Record set:
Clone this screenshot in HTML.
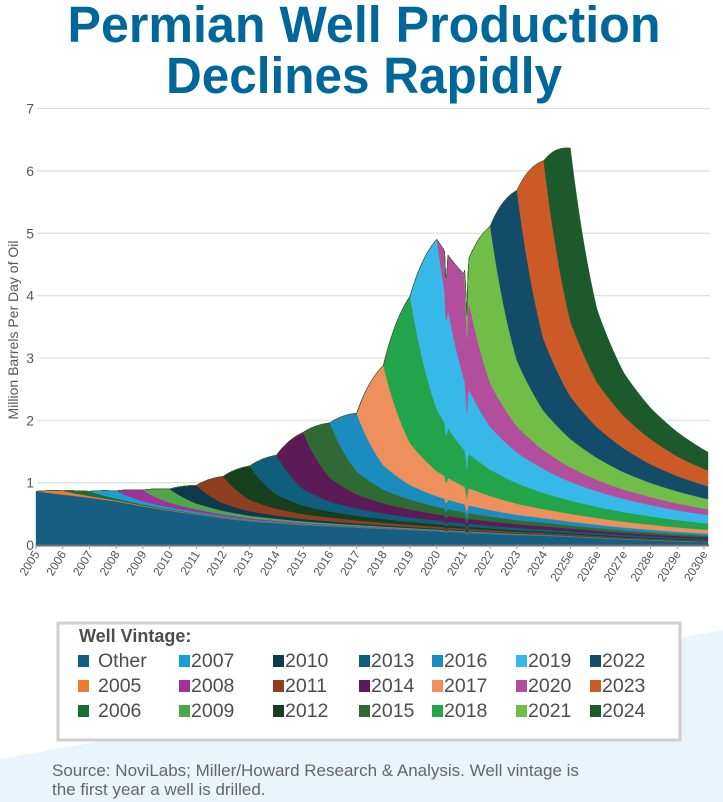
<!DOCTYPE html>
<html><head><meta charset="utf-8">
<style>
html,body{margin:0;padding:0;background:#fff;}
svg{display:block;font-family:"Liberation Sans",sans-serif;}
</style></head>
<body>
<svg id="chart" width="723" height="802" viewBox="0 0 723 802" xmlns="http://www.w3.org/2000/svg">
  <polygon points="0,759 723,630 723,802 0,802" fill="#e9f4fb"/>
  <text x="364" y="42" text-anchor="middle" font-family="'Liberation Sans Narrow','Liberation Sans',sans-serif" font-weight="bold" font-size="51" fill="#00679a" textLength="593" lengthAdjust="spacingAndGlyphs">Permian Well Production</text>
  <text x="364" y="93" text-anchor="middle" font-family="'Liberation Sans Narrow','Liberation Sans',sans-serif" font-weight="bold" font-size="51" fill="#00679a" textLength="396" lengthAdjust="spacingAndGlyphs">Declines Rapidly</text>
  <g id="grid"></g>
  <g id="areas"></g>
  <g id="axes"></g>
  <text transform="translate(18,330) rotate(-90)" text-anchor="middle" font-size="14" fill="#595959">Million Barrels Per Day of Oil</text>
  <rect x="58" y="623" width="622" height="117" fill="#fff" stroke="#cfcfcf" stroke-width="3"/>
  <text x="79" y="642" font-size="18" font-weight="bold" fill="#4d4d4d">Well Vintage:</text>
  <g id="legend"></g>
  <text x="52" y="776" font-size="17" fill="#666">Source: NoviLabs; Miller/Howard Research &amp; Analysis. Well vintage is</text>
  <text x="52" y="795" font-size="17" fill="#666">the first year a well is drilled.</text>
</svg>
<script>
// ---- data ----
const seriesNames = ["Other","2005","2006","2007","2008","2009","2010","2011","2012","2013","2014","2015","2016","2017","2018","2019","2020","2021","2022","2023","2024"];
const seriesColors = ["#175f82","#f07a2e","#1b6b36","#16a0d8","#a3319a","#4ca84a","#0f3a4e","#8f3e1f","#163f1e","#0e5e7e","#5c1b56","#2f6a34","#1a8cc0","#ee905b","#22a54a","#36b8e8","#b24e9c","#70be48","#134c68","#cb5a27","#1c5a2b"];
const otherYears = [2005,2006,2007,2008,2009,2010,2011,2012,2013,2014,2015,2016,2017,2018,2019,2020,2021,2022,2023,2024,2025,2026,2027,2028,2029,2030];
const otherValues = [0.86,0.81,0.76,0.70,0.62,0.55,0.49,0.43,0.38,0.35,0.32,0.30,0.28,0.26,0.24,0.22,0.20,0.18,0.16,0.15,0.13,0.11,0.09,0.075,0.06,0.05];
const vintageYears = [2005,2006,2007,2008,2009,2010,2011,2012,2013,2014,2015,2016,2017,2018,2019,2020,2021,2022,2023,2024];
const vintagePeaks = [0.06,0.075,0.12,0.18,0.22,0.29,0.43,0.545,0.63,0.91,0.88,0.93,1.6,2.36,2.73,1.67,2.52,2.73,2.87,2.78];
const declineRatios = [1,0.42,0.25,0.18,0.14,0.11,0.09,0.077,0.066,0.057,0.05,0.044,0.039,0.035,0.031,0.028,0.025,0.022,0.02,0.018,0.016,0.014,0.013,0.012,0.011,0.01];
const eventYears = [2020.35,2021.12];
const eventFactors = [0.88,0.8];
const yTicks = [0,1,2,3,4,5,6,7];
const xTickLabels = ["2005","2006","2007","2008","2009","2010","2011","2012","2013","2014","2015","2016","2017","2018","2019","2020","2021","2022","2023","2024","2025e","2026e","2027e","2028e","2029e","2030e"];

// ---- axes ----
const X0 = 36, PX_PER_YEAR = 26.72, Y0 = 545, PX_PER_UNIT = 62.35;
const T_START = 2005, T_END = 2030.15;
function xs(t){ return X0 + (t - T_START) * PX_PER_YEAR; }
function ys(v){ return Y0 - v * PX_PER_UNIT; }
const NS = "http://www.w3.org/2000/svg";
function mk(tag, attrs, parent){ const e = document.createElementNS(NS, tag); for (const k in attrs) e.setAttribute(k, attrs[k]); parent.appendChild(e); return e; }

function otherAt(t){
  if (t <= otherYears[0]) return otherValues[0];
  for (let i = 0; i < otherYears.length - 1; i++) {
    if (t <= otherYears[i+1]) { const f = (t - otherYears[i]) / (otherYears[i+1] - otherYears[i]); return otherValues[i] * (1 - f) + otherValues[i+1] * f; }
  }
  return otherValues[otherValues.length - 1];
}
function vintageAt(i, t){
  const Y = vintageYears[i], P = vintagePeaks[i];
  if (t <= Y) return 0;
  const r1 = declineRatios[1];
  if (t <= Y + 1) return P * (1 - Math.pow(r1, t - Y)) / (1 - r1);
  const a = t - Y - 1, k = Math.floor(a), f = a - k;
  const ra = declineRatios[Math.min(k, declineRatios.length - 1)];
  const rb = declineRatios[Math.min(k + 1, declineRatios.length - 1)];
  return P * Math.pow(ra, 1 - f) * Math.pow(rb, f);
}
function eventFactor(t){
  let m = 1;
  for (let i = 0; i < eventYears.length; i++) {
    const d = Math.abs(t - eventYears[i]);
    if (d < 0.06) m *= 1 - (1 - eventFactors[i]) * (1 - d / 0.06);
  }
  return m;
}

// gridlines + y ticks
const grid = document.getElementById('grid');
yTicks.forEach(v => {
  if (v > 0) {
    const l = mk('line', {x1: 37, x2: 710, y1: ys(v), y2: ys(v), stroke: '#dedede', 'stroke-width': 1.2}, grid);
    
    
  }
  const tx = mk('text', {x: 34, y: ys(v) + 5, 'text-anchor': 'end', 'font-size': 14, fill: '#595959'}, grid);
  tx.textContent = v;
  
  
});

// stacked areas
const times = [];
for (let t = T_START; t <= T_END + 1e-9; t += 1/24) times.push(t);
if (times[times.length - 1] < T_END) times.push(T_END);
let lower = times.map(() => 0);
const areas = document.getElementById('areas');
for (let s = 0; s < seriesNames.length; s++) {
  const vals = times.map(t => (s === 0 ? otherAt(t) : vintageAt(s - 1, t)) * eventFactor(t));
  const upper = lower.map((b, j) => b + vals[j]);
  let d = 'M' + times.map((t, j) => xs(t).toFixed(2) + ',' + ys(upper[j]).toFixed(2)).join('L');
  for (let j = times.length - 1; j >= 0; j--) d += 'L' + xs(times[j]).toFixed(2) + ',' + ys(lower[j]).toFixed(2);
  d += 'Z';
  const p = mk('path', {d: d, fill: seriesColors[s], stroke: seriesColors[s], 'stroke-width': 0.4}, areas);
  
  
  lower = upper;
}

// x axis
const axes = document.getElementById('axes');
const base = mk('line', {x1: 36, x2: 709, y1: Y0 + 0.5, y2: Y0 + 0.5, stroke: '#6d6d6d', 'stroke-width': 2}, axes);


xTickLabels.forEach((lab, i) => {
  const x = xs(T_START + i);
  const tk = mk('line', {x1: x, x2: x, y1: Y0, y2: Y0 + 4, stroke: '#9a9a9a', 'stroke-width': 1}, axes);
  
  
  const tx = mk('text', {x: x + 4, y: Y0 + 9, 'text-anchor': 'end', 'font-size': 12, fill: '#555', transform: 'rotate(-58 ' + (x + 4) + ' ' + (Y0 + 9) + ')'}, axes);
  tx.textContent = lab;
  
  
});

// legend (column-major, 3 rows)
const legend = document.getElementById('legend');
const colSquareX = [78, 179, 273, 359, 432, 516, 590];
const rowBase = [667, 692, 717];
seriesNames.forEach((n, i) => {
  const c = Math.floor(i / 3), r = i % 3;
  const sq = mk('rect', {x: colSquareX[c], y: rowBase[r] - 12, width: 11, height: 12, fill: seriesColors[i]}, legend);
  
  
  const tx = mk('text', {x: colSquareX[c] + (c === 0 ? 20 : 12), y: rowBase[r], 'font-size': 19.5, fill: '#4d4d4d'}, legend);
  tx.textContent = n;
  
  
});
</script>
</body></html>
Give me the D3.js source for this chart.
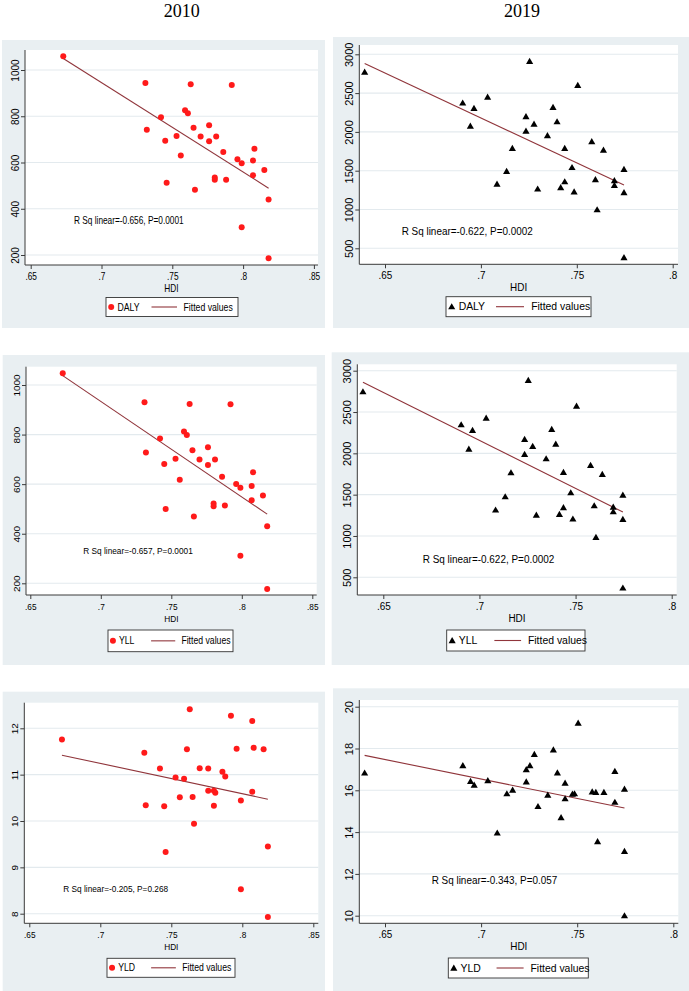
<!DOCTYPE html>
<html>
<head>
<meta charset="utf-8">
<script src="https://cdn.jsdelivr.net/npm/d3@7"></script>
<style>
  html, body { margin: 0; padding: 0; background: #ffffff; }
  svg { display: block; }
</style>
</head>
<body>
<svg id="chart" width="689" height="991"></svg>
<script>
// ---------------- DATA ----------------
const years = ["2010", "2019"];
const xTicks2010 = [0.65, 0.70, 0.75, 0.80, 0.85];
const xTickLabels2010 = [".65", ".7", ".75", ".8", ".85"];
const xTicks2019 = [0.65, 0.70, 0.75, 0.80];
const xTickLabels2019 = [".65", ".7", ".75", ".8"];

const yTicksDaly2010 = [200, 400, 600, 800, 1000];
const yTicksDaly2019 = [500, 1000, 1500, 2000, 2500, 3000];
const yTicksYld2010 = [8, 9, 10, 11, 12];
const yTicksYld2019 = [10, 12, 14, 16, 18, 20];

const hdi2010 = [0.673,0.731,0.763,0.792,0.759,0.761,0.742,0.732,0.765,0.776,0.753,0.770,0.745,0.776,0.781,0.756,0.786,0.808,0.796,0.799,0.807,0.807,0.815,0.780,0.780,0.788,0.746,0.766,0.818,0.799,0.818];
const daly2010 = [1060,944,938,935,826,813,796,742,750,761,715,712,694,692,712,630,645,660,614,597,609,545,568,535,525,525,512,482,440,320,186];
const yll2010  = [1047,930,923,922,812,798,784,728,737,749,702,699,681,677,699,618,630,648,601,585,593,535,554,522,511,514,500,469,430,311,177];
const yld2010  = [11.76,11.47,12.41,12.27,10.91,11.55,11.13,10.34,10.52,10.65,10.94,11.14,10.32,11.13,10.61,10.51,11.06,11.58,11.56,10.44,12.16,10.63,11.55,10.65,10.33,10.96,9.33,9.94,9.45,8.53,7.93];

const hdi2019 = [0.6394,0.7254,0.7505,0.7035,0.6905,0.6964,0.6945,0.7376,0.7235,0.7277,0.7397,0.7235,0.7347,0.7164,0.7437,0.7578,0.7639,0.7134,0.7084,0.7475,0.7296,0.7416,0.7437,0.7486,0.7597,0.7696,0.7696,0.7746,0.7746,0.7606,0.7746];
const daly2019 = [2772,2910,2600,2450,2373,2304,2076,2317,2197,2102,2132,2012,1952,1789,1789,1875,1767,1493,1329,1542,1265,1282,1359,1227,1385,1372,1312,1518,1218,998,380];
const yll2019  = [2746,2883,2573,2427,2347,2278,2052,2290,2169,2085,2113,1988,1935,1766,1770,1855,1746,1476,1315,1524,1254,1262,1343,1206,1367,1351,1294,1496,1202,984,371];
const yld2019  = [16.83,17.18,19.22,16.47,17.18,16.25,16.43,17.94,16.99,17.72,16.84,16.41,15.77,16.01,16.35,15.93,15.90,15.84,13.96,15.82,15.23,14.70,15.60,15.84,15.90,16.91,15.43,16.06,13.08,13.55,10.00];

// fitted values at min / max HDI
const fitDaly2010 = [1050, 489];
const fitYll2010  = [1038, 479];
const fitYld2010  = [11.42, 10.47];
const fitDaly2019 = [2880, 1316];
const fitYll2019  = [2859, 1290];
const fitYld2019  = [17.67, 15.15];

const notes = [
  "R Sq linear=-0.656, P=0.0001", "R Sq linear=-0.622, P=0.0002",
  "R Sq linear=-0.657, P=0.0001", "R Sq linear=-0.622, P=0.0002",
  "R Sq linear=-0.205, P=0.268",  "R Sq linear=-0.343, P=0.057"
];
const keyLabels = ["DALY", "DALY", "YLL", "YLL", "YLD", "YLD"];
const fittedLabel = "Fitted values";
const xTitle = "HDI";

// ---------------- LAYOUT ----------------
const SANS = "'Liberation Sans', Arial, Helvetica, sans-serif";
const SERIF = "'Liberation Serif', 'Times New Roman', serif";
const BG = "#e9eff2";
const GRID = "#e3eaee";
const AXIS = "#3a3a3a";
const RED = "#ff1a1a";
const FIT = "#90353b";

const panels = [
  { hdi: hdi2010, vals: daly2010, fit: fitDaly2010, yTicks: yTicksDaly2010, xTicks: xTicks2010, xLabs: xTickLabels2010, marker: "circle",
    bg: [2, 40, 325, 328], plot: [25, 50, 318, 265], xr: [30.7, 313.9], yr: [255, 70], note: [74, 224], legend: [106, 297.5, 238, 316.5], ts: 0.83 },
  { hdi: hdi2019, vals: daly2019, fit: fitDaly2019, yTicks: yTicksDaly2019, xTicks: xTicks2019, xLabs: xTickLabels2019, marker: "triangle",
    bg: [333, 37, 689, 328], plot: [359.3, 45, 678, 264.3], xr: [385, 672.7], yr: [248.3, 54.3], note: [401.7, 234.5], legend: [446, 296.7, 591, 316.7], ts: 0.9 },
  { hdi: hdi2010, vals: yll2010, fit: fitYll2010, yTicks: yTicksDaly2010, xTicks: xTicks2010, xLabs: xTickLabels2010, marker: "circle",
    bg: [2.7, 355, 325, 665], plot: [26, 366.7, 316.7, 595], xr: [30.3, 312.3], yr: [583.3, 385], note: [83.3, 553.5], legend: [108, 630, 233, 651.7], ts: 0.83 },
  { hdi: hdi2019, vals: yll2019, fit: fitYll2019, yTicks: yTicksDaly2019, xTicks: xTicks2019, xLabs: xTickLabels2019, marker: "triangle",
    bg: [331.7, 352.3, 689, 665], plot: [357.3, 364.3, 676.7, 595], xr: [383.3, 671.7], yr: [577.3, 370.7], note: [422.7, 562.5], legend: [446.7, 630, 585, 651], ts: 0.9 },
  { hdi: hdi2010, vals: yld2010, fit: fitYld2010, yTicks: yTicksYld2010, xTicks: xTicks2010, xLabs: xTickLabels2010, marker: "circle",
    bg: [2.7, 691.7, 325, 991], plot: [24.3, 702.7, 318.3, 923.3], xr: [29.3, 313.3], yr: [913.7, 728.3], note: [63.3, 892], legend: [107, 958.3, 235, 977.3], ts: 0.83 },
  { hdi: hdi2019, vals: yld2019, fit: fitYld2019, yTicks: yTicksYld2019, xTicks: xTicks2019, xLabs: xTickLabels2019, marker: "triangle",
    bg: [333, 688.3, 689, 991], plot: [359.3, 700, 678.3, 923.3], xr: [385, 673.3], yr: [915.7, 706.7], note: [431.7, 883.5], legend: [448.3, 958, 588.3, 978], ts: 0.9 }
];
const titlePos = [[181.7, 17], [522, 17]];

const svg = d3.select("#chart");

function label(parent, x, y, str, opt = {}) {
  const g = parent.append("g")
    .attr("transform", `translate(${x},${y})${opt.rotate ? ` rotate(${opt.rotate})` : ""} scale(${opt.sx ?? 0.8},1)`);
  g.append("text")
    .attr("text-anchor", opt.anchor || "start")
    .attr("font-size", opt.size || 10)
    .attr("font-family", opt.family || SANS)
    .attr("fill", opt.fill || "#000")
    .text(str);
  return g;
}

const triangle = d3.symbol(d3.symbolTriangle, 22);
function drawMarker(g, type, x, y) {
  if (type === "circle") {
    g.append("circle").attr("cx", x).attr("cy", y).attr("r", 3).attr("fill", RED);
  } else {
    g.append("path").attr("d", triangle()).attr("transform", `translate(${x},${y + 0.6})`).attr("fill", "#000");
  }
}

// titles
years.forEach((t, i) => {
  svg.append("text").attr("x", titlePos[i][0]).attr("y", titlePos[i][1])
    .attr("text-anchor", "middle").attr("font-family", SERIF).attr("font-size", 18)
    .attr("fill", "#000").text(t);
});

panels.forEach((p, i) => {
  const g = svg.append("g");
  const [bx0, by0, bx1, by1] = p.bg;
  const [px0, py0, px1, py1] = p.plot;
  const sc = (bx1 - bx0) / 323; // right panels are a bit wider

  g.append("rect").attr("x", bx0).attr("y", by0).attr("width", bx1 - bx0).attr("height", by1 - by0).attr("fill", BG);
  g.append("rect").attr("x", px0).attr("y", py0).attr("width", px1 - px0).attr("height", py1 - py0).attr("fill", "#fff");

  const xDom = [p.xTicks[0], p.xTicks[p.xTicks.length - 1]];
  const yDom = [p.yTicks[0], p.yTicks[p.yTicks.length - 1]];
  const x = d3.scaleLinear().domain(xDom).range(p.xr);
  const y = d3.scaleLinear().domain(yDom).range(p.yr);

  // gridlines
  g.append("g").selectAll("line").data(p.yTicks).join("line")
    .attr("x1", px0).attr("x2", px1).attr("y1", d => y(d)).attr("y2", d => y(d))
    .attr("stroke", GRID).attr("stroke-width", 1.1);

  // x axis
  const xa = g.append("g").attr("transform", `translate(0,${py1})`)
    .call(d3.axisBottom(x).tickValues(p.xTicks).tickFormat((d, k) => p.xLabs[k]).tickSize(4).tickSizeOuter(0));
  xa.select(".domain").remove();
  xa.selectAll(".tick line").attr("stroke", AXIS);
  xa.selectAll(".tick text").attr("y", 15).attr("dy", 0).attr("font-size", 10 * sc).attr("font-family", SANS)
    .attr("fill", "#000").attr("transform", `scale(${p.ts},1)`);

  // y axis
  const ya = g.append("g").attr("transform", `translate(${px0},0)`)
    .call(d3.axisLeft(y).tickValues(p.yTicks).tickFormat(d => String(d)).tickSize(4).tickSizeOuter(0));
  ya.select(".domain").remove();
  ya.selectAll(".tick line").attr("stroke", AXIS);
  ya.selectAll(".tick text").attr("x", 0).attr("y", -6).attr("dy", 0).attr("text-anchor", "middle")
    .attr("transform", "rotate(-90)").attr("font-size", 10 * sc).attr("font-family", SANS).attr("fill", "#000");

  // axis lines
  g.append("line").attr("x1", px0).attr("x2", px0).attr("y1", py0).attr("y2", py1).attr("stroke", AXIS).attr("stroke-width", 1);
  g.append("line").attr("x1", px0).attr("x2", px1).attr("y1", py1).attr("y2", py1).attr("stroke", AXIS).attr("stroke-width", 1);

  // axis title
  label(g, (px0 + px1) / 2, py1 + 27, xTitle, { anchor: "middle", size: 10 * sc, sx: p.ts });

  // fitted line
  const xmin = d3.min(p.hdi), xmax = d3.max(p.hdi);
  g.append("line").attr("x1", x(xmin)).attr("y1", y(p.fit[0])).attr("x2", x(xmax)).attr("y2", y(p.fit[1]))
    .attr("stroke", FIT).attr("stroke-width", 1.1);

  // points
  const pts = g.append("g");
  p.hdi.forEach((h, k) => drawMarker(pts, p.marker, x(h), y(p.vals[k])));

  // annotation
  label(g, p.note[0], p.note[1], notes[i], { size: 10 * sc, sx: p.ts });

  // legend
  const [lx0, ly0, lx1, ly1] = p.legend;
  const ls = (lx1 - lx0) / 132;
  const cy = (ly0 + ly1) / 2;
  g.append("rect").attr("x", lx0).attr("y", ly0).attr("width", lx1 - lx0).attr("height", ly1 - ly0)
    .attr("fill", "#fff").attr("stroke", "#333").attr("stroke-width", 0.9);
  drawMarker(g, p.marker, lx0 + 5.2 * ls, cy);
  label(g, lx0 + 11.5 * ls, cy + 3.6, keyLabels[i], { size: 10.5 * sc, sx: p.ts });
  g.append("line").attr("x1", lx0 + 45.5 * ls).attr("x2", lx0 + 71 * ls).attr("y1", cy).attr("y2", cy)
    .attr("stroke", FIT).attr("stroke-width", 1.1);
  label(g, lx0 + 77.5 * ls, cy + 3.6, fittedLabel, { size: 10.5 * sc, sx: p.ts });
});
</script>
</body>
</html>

Written request: Up in the listing, locate the line with "Give me the D3.js source for this chart."; print it and every line after it down to the line with "const yTicksYld2019 = [10, 12, 14, 16, 18, 20];", which is included too. Skip the pictures.

Finished answer:
Give me the D3.js source for this chart.
<!DOCTYPE html>
<html>
<head>
<meta charset="utf-8">
<script src="https://cdn.jsdelivr.net/npm/d3@7"></script>
<style>
  html, body { margin: 0; padding: 0; background: #ffffff; }
  svg { display: block; }
</style>
</head>
<body>
<svg id="chart" width="689" height="991"></svg>
<script>
// ---------------- DATA ----------------
const years = ["2010", "2019"];
const xTicks2010 = [0.65, 0.70, 0.75, 0.80, 0.85];
const xTickLabels2010 = [".65", ".7", ".75", ".8", ".85"];
const xTicks2019 = [0.65, 0.70, 0.75, 0.80];
const xTickLabels2019 = [".65", ".7", ".75", ".8"];

const yTicksDaly2010 = [200, 400, 600, 800, 1000];
const yTicksDaly2019 = [500, 1000, 1500, 2000, 2500, 3000];
const yTicksYld2010 = [8, 9, 10, 11, 12];
const yTicksYld2019 = [10, 12, 14, 16, 18, 20];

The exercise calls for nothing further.